(SUPPLIED DATA):
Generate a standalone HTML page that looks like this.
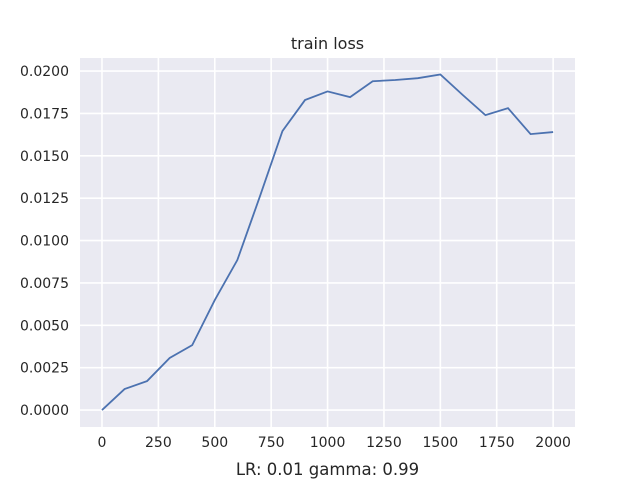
<!DOCTYPE html>
<html><head><meta charset="utf-8"><style>
body{margin:0;background:#fff;font-family:"DejaVu Sans","Liberation Sans",sans-serif}
</style></head><body>
<svg id="chart" width="640" height="480" xmlns="http://www.w3.org/2000/svg" font-family="DejaVu Sans, Liberation Sans, sans-serif"></svg>
<script>
const xs=[0,100,200,300,400,500,600,700,800,900,1000,1100,1200,1300,1400,1500,1600,1700,1800,1900,2000];
const losses=[0,0.00124,0.00171,0.00307,0.00383,0.00649,0.00885,0.0126,0.01646,0.01829,0.0188,0.01846,0.0194,0.01947,0.01958,0.0198,0.01858,0.0174,0.01781,0.01628,0.0164];
const xTicks=[0,250,500,750,1000,1250,1500,1750,2000];
const yTicks=[0,0.0025,0.005,0.0075,0.01,0.0125,0.015,0.0175,0.02];
const L=80,R=575,T=58,B=427,x0=-97.5,x1=2097,y0=-0.001,y1=0.02077;
const X=v=>L+(v-x0)/(x1-x0)*(R-L);
const Y=v=>B-(v-y0)/(y1-y0)*(B-T);
const svg=document.getElementById('chart');
const NS='http://www.w3.org/2000/svg';
function mk(tag,attrs,parent){const e=document.createElementNS(NS,tag);for(const k in attrs)e.setAttribute(k,attrs[k]);(parent||svg).appendChild(e);return e;}
let bg=mk('rect',{x:L,y:T,width:R-L,height:B-T,fill:'#eaeaf2'});


xTicks.forEach(t=>{
 let g=mk('line',{x1:X(t),x2:X(t),y1:T,y2:B,stroke:'#fff','stroke-width':1.6});
 
 
 let tx=mk('text',{x:X(t),y:B+20,'text-anchor':'middle','font-size':14,fill:'#262626'});
 tx.textContent=t;
 
 
});
yTicks.forEach(t=>{
 let g=mk('line',{x1:L,x2:R,y1:Y(t),y2:Y(t),stroke:'#fff','stroke-width':1.6});
 
 
 let tx=mk('text',{x:L-11,y:Y(t)+5,'text-anchor':'end','font-size':14,fill:'#262626'});
 tx.textContent=t.toFixed(4);
 
 
});
let line=mk('polyline',{points:xs.map((v,i)=>X(v)+','+Y(losses[i])).join(' '),fill:'none',stroke:'#4c72b0','stroke-width':1.8});


let title=mk('text',{x:(L+R)/2,y:49,'text-anchor':'middle','font-size':16,fill:'#262626'});
title.textContent='train loss';


let xl=mk('text',{x:(L+R)/2,y:475,'text-anchor':'middle','font-size':16.5,fill:'#262626'});
xl.textContent='LR: 0.01 gamma: 0.99';


</script>
</body></html>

(PROBLEM DESCRIPTION): All of the lines above should be printed exactly, minus the pictures.

(ANSWER FOR THE TASK):
Generate a standalone HTML page that looks like this.
<!DOCTYPE html>
<html><head><meta charset="utf-8"><style>
body{margin:0;background:#fff;font-family:"DejaVu Sans","Liberation Sans",sans-serif}
</style></head><body>
<svg id="chart" width="640" height="480" xmlns="http://www.w3.org/2000/svg" font-family="DejaVu Sans, Liberation Sans, sans-serif"></svg>
<script>
const xs=[0,100,200,300,400,500,600,700,800,900,1000,1100,1200,1300,1400,1500,1600,1700,1800,1900,2000];
const losses=[0,0.00124,0.00171,0.00307,0.00383,0.00649,0.00885,0.0126,0.01646,0.01829,0.0188,0.01846,0.0194,0.01947,0.01958,0.0198,0.01858,0.0174,0.01781,0.01628,0.0164];
const xTicks=[0,250,500,750,1000,1250,1500,1750,2000];
const yTicks=[0,0.0025,0.005,0.0075,0.01,0.0125,0.015,0.0175,0.02];
const L=80,R=575,T=58,B=427,x0=-97.5,x1=2097,y0=-0.001,y1=0.02077;
const X=v=>L+(v-x0)/(x1-x0)*(R-L);
const Y=v=>B-(v-y0)/(y1-y0)*(B-T);
const svg=document.getElementById('chart');
const NS='http://www.w3.org/2000/svg';
function mk(tag,attrs,parent){const e=document.createElementNS(NS,tag);for(const k in attrs)e.setAttribute(k,attrs[k]);(parent||svg).appendChild(e);return e;}
let bg=mk('rect',{x:L,y:T,width:R-L,height:B-T,fill:'#eaeaf2'});


xTicks.forEach(t=>{
 let g=mk('line',{x1:X(t),x2:X(t),y1:T,y2:B,stroke:'#fff','stroke-width':1.6});
 
 
 let tx=mk('text',{x:X(t),y:B+20,'text-anchor':'middle','font-size':14,fill:'#262626'});
 tx.textContent=t;
 
 
});
yTicks.forEach(t=>{
 let g=mk('line',{x1:L,x2:R,y1:Y(t),y2:Y(t),stroke:'#fff','stroke-width':1.6});
 
 
 let tx=mk('text',{x:L-11,y:Y(t)+5,'text-anchor':'end','font-size':14,fill:'#262626'});
 tx.textContent=t.toFixed(4);
 
 
});
let line=mk('polyline',{points:xs.map((v,i)=>X(v)+','+Y(losses[i])).join(' '),fill:'none',stroke:'#4c72b0','stroke-width':1.8});


let title=mk('text',{x:(L+R)/2,y:49,'text-anchor':'middle','font-size':16,fill:'#262626'});
title.textContent='train loss';


let xl=mk('text',{x:(L+R)/2,y:475,'text-anchor':'middle','font-size':16.5,fill:'#262626'});
xl.textContent='LR: 0.01 gamma: 0.99';


</script>
</body></html>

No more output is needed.